Real estate spinoff still in the cards
As part of its bankruptcy-exit plan, J.C. Penney still intends to spin off most of its real estate assets as a separate real estate investment trust (REIT). The new REIT will own 160 stores, which J.C. Penney's new owners will lease back for 20 years (with five five-year renewal options). The initial base rent will be $121 million a year. The master lease includes provisions enabling the REIT to recapture certain stores with high alternative-use value and for J.C. Penney to remove underperforming stores from the master lease under certain conditions.
A separate REIT subsidiary will receive title to the six distribution facilities that J.C. Penney owns. The new operating company will lease back these distribution centers under terms similar to the store master lease.

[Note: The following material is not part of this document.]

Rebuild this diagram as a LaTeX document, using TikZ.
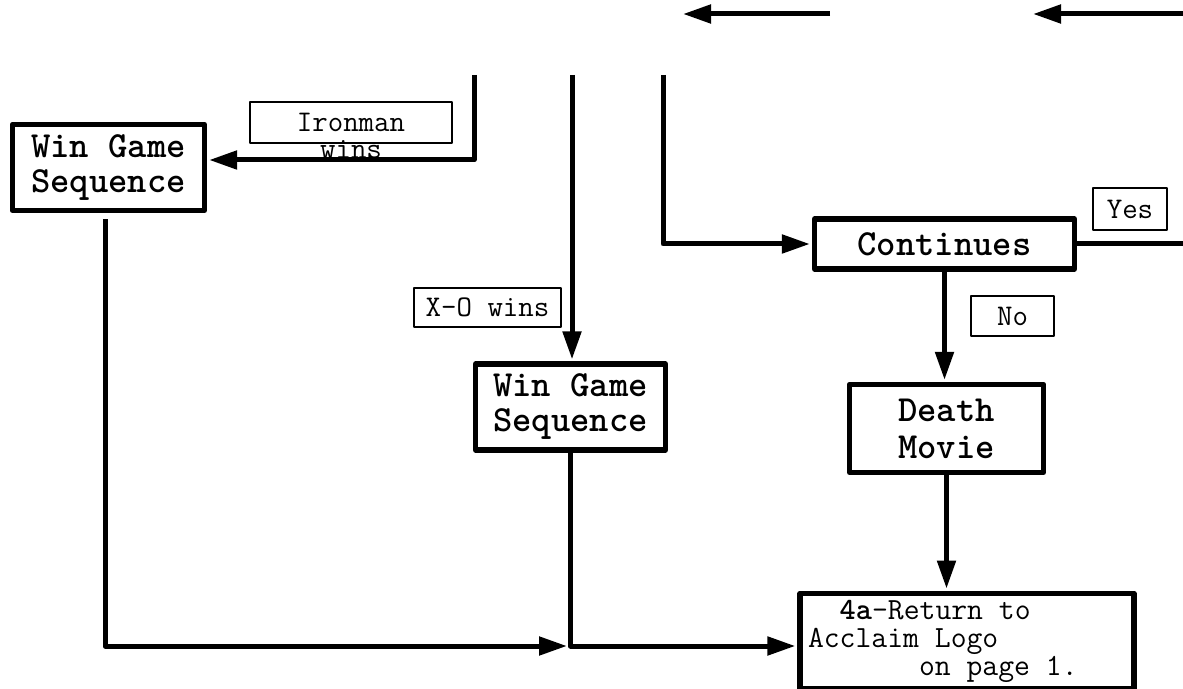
\documentclass[tikz,border=0pt]{standalone}
\usepackage{fontspec}
\usetikzlibrary{arrows.meta}
\newcommand\gap{\hphantom{0}}

\begin{document}
\begin{tikzpicture}[
    x=0.5pt, y=-0.5pt,
    box/.style={draw, line width=2.6pt, align=center, inner sep=0pt,
        font=\ttfamily\bfseries\fontsize{18.4}{17.5}\selectfont},
    lbl/.style={draw, line width=1.1pt, inner sep=0pt,
        font=\ttfamily\fontsize{15}{13.5}\selectfont},
    arrow/.style={-{Triangle[length=14pt,width=9pt]}, line width=2.5pt, shorten >=1pt},
    line/.style={line width=2.5pt},
    line join=round
  ]
  \useasboundingbox (0,0) rectangle (1183,689);

  \node[box, minimum width=96pt, minimum height=43pt] (win1) at (108.5,167.5) {Win Game\\Sequence};
  \node[box, minimum width=95pt, minimum height=43pt] (win2) at (570.5,407) {Win Game\\Sequence};
  \node[box, minimum width=130pt, minimum height=25pt] (cont) at (944.5,244) {Continues};
  \node[box, minimum width=97pt, minimum height=44pt,
        font=\ttfamily\bfseries\fontsize{18.4}{18.5}\selectfont] (death) at (946.5,428.5) {Death\\Movie};
  \node[draw, line width=2.6pt, align=left, text width=159pt, inner xsep=4pt, minimum height=45pt,
        font=\ttfamily\fontsize{15.4}{14}\selectfont] (ret) at (967,641)
        {\gap\gap\textbf{4a}-Return\gap to\\Acclaim\gap Logo\\\gap\gap\gap\gap\gap\gap\gap on\gap page\gap 1.};

  \node[lbl, minimum width=101pt, minimum height=20.5pt] (ironbox) at (351,122.5) {};
  \node[font=\ttfamily\fontsize{15}{13.5}\selectfont, align=center, inner sep=0pt] (irontxt) at (351,136) {Ironman\\wins};
  \node[lbl, minimum width=73.5pt, minimum height=19.5pt] (xo) at (487.5,307.5) {X-O\gap wins};
  \node[lbl, minimum width=37pt, minimum height=21pt] (yes) at (1130,209) {Yes};
  \node[lbl, minimum width=41.5pt, minimum height=20pt] (no) at (1012.5,316) {No};

  \coordinate (t1s) at (830,14);
  \coordinate (t1e) at (683,14);
  \coordinate (t2s) at (1183,14);
  \coordinate (t2e) at (1033,14);
  \coordinate (c1) at (474,75);
  \coordinate (c1turn) at (474,160);
  \coordinate (c2) at (572,75);
  \coordinate (c3) at (663,75);
  \coordinate (yesend) at (1183,242);
  \coordinate (join) at (572,646);

  \draw[arrow, shorten >=0pt] (t1s) -- (t1e);
  \draw[arrow, shorten >=0pt] (t2s) -- (t2e);
  \draw[arrow] (c1) -- (c1turn) -- (c1turn -| win1.east);
  \draw[arrow] (c2) -- (c2 |- win2.north);
  \draw[arrow] (c3) |- (cont.west);
  \draw[line] (cont.east) -- (cont.east -| yesend);
  \draw[arrow] (cont.south) -- (cont.south |- death.north);
  \draw[arrow] (death.south) -- (death.south |- ret.north);
  \draw[arrow, shorten >=2.5pt] ([xshift=-1.75pt, yshift=-3pt]win1.south) |- (join);
  \draw[arrow] (win2.south) |- (join -| ret.west);
\end{tikzpicture}
\end{document}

The initial base rent will total $35.4 million per year.
What does it all mean?
By keeping J.C. Penney's retail operations intact, Simon Property Group and Brookfield Property Partners are keeping an important anchor tenant alive. (Both mall owners have dozens of JCPenney stores in their portfolios.) The agreement will also preserve approximately 70,000 jobs -- for now, anyway.
On the other hand, the bid price is rather low relative to the scale of J.C. Penney's liabilities, which totaled $8.5 billion at the beginning of August. J.C. Penney's secured lenders should eventually recover most of their investment, but unsecured creditors are likely to wind up with a token payout, at best. Shareholders are almost certain to have their investment wiped out entirely.
Even with J.C. Penney shedding most of its debt, the retailer's long-term prospects are dubious. The company's formal business plan calls for earnings before interest, taxes, depreciation, and amortization to grow to $836 million by 2024 from $583 million last year. However, that assumes the retailer can maintain a roughly stable top line and increase gross margin while holding annual capital spending below $262 million and slashing key expenses, like marketing spending and store payroll costs.
J.C. Penney's thrifty investment budget and spending cuts may cause revenue to decline more than its official business plan contemplates. However, given that Simon and Brookfield aren't putting up that much cash to buy the business, the downside risk for the mall owners is minimal. And if J.C. Penney manages to hit its targets, the property giants could earn a big windfall from their $300 million investment.